To incorporate a 25mm wide-angle lens in the slim design of the FX35, Panasonic developed a new concave meniscus EA (Extra high refractive index Aspherical) lens. Having worked closely with Leica, Panasonic offers a lens compromised of seven elements in six groups, including four aspherical lenses with six aspherical surfaces.
The camera features intelligent exposure, digital red-eye correction, optical image stabilization, intelligent ISO, intelligent scene selector, face detection of up to fifteen faces and a quick autofocus system.
In burst shooting mode, the DMC-FX35 can snap 2.5 shots per second at full resolution.

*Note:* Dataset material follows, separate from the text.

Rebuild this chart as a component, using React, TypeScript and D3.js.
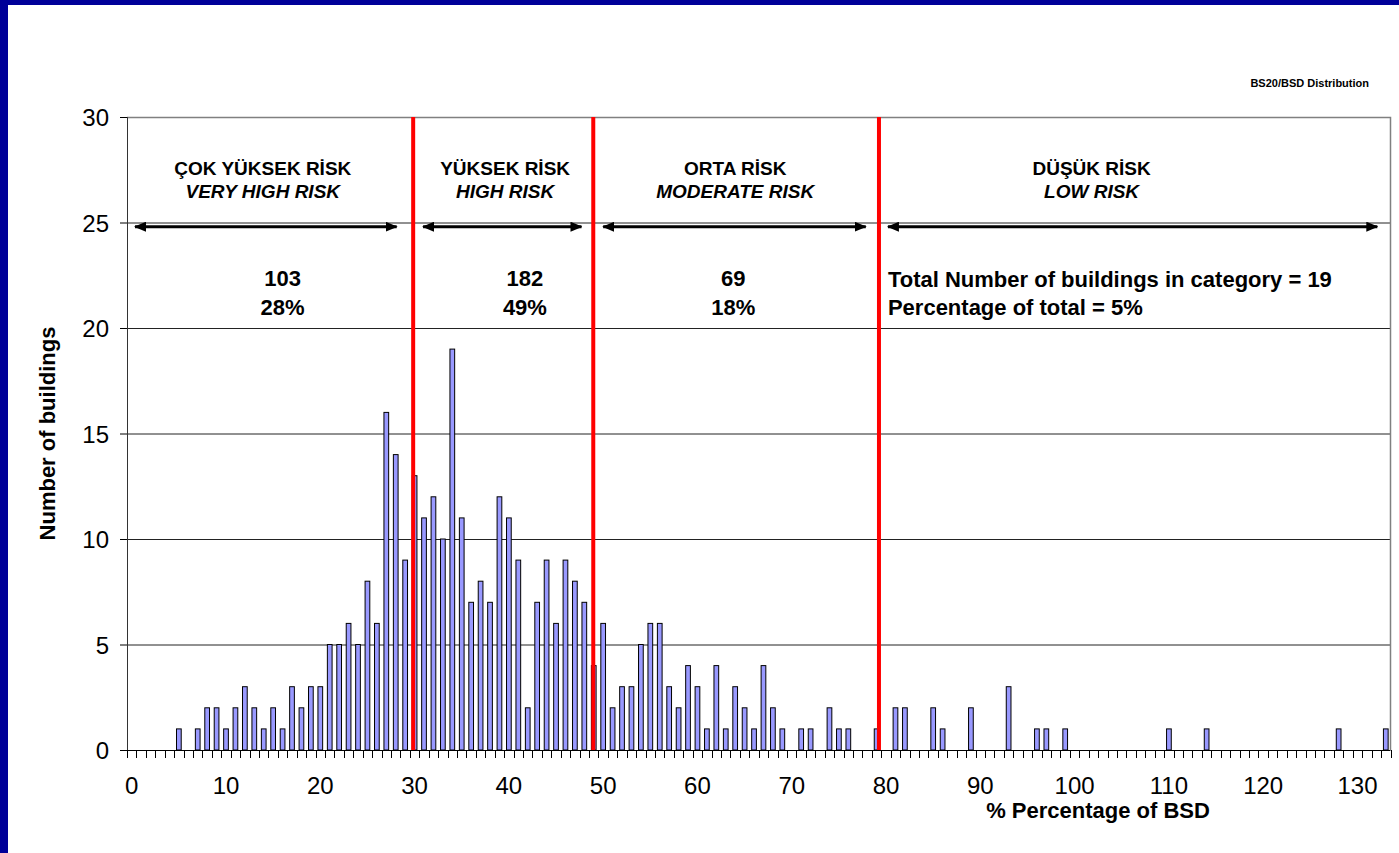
import { useEffect, useRef } from "react";
import * as d3 from "d3";

// % of BSD (category index) -> number of buildings
const counts = [
  0, 0, 0, 0, 0, 1, 0, 1, 2, 2,
  1, 2, 3, 2, 1, 2, 1, 3, 2, 3,
  3, 5, 5, 6, 5, 8, 6, 16, 14, 9,
  13, 11, 12, 10, 19, 11, 7, 8, 7, 12,
  11, 9, 2, 7, 9, 6, 9, 8, 7, 4,
  6, 2, 3, 3, 5, 6, 6, 3, 2, 4,
  3, 1, 4, 1, 3, 2, 1, 4, 2, 1,
  0, 1, 1, 0, 2, 1, 1, 0, 0, 1,
  0, 2, 2, 0, 0, 2, 1, 0, 0, 2,
  0, 0, 0, 3, 0, 0, 1, 1, 0, 1,
  0, 0, 0, 0, 0, 0, 0, 0, 0, 0,
  1, 0, 0, 0, 1, 0, 0, 0, 0, 0,
  0, 0, 0, 0, 0, 0, 0, 0, 1, 0,
  0, 0, 0, 1,
];
const xTickLabels = [0, 10, 20, 30, 40, 50, 60, 70, 80, 90, 100, 110, 120, 130];
const yTickLabels = [0, 5, 10, 15, 20, 25, 30];

// risk thresholds (red lines), in axis units
const thresholds = [29.85, 48.95, 79.25];
// arrow spans, in axis units
const arrowSpans = [
  [0.35, 28.1],
  [30.9, 47.7],
  [50.0, 77.85],
  [80.2, 132.1],
];
const riskTr = ["ÇOK YÜKSEK RİSK", "YÜKSEK RİSK", "ORTA RİSK", "DÜŞÜK RİSK"];
const riskEn = ["VERY HIGH RISK", "HIGH RISK", "MODERATE RISK", "LOW RISK"];
const riskLabelX = [13.9, 39.6, 64.0, 101.8];
const riskCounts = ["103", "182", "69"];
const riskPercents = ["28%", "49%", "18%"];
const riskCountX = [16.0, 41.7, 63.8];
const lowRiskLines = [
  "Total Number of buildings in category = 19",
  "Percentage of total = 5%",
];

const W = 1399;
const H = 853;
const FONT = "'Liberation Sans', Arial, sans-serif";

function App() {
  const svgRef = useRef<SVGSVGElement>(null);

  useEffect(() => {
    buildChart();
  }, []);

  const buildChart = () => {
    const svg = d3.select(svgRef.current);
    svg.selectAll("*").remove();

    const left = 127;
    const right = 1390.5;
    const top = 117;
    const bottom = 750;

    const cats = counts.map((_, i) => i);
    const xBand = d3.scaleBand<number>().domain(cats).range([left, right]);
    const xLin = d3
      .scaleLinear()
      .domain([-0.5, counts.length - 0.5])
      .range([left, right]);
    const y = d3.scaleLinear().domain([0, 30]).range([bottom, top]);

    // navy frame
    svg.append("rect").attr("width", W).attr("height", H).attr("fill", "#000099");
    svg
      .append("rect")
      .attr("x", 8)
      .attr("y", 5)
      .attr("width", W - 8)
      .attr("height", H - 5)
      .attr("fill", "#fff");

    svg
      .append("text")
      .attr("x", 1369)
      .attr("y", 87)
      .attr("text-anchor", "end")
      .attr("font-family", FONT)
      .attr("font-weight", "bold")
      .attr("font-size", 11)
      .text("BS20/BSD Distribution");

    // gridlines
    svg
      .append("g")
      .selectAll("line")
      .data(yTickLabels.slice(1))
      .enter()
      .append("line")
      .attr("x1", left)
      .attr("x2", right)
      .attr("y1", (d) => y(d) + 0.5)
      .attr("y2", (d) => y(d) + 0.5)
      .attr("stroke", "#222")
      .attr("stroke-width", 1);

    // plot border
    svg
      .append("path")
      .attr("d", `M${left},${top + 0.5}H${right}V${bottom}`)
      .attr("fill", "none")
      .attr("stroke", "#808080")
      .attr("stroke-width", 1.5);

    // bars
    const bw = xBand.bandwidth() * 0.5;
    svg
      .append("g")
      .selectAll("rect")
      .data(counts.map((v, i) => ({ i, v })).filter((d) => d.v > 0))
      .enter()
      .append("rect")
      .attr("x", (d) => (xBand(d.i) as number) + (xBand.bandwidth() - bw) / 2)
      .attr("y", (d) => y(d.v))
      .attr("width", bw)
      .attr("height", (d) => bottom - y(d.v))
      .attr("fill", "#9999ff")
      .attr("stroke", "#000")
      .attr("stroke-width", 1);

    // axes lines
    svg
      .append("line")
      .attr("x1", left)
      .attr("x2", right)
      .attr("y1", bottom + 0.5)
      .attr("y2", bottom + 0.5)
      .attr("stroke", "#000");
    svg
      .append("line")
      .attr("x1", left + 0.5)
      .attr("x2", left + 0.5)
      .attr("y1", top)
      .attr("y2", bottom)
      .attr("stroke", "#333");

    // x ticks at category boundaries
    const bounds = [...cats.map((c) => xBand(c) as number), right];
    svg
      .append("g")
      .selectAll("line")
      .data(bounds)
      .enter()
      .append("line")
      .attr("x1", (d) => Math.round(d) + 0.5)
      .attr("x2", (d) => Math.round(d) + 0.5)
      .attr("y1", bottom)
      .attr("y2", bottom + 8)
      .attr("stroke", "#000");

    // y ticks
    svg
      .append("g")
      .selectAll("line")
      .data(yTickLabels)
      .enter()
      .append("line")
      .attr("x1", left - 7)
      .attr("x2", left)
      .attr("y1", (d) => y(d) + 0.5)
      .attr("y2", (d) => y(d) + 0.5)
      .attr("stroke", "#000");

    svg
      .append("g")
      .selectAll("text")
      .data(yTickLabels)
      .enter()
      .append("text")
      .attr("x", 109)
      .attr("y", (d) => y(d) + 9)
      .attr("text-anchor", "end")
      .attr("font-family", FONT)
      .attr("font-size", 24)
      .text((d) => d);

    svg
      .append("g")
      .selectAll("text")
      .data(xTickLabels)
      .enter()
      .append("text")
      .attr("x", (d) => (xBand(d) as number) + xBand.bandwidth() / 2)
      .attr("y", 794)
      .attr("text-anchor", "middle")
      .attr("font-family", FONT)
      .attr("font-size", 24)
      .text((d) => d);

    // axis titles
    svg
      .append("text")
      .attr("x", 1098)
      .attr("y", 818)
      .attr("text-anchor", "middle")
      .attr("font-family", FONT)
      .attr("font-weight", "bold")
      .attr("font-size", 22)
      .text("% Percentage of BSD");
    svg
      .append("text")
      .attr("transform", `translate(55,${(top + bottom) / 2}) rotate(-90)`)
      .attr("text-anchor", "middle")
      .attr("font-family", FONT)
      .attr("font-weight", "bold")
      .attr("font-size", 22)
      .text("Number of buildings");

    // threshold lines
    svg
      .append("g")
      .selectAll("line")
      .data(thresholds)
      .enter()
      .append("line")
      .attr("x1", (d) => xLin(d))
      .attr("x2", (d) => xLin(d))
      .attr("y1", top)
      .attr("y2", bottom)
      .attr("stroke", "#ff0000")
      .attr("stroke-width", 4);

    // arrows
    const defs = svg.append("defs");
    defs
      .append("marker")
      .attr("id", "ahead")
      .attr("markerUnits", "userSpaceOnUse")
      .attr("viewBox", "0 0 12 10")
      .attr("refX", 11)
      .attr("refY", 5)
      .attr("markerWidth", 12)
      .attr("markerHeight", 10)
      .attr("orient", "auto-start-reverse")
      .append("path")
      .attr("d", "M0,0L12,5L0,10Z")
      .attr("fill", "#000");

    const ay = y(24.8);
    svg
      .append("g")
      .selectAll("line")
      .data(arrowSpans)
      .enter()
      .append("line")
      .attr("x1", (d) => xLin(d[0]))
      .attr("x2", (d) => xLin(d[1]))
      .attr("y1", ay)
      .attr("y2", ay)
      .attr("stroke", "#000")
      .attr("stroke-width", 3)
      .attr("marker-start", "url(#ahead)")
      .attr("marker-end", "url(#ahead)");

    // risk labels
    const labels = svg.append("g").attr("font-family", FONT).attr("font-weight", "bold");
    riskTr.forEach((t, i) => {
      labels
        .append("text")
        .attr("x", xLin(riskLabelX[i]))
        .attr("y", 175)
        .attr("text-anchor", "middle")
        .attr("font-size", 19)
        .text(t);
      labels
        .append("text")
        .attr("x", xLin(riskLabelX[i]))
        .attr("y", 198)
        .attr("text-anchor", "middle")
        .attr("font-size", 19)
        .attr("font-style", "italic")
        .text(riskEn[i]);
    });
    riskCounts.forEach((c, i) => {
      labels
        .append("text")
        .attr("x", xLin(riskCountX[i]))
        .attr("y", 286)
        .attr("text-anchor", "middle")
        .attr("font-size", 22)
        .text(c);
      labels
        .append("text")
        .attr("x", xLin(riskCountX[i]))
        .attr("y", 315)
        .attr("text-anchor", "middle")
        .attr("font-size", 22)
        .text(riskPercents[i]);
    });
    lowRiskLines.forEach((t, i) => {
      labels
        .append("text")
        .attr("x", xLin(80.2))
        .attr("y", 287 + i * 28)
        .attr("font-size", 22)
        .text(t);
    });
  };

  return (
    <div style={{ position: "fixed", left: 0, top: 0, width: W, height: H }}>
      <svg ref={svgRef} width={W} height={H} style={{ display: "block" }}></svg>
    </div>
  );
}

export default App;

Also, in high-speed burst mode, it fires six shots per second, plus unlimited consecutive shooting, which lets the user snap photos until the memory card is full. The camera's shutter release time lag is as short as 0.005 second.
Users can view slideshows on the FX35's 2.5-inch LCD, and a new music features enables users to add music. The Lumix DMC-FX35 incorporates an intelligent LCD, which detects lighting condition and controls the brightness of the LCD in 11 steps. The Lumix FX35 is also capable of recording 720p HD video, and supports SD cards.
The Panasonic DMC-FX35 will be available in March 2008 in silver, black and blue, selling for about $350.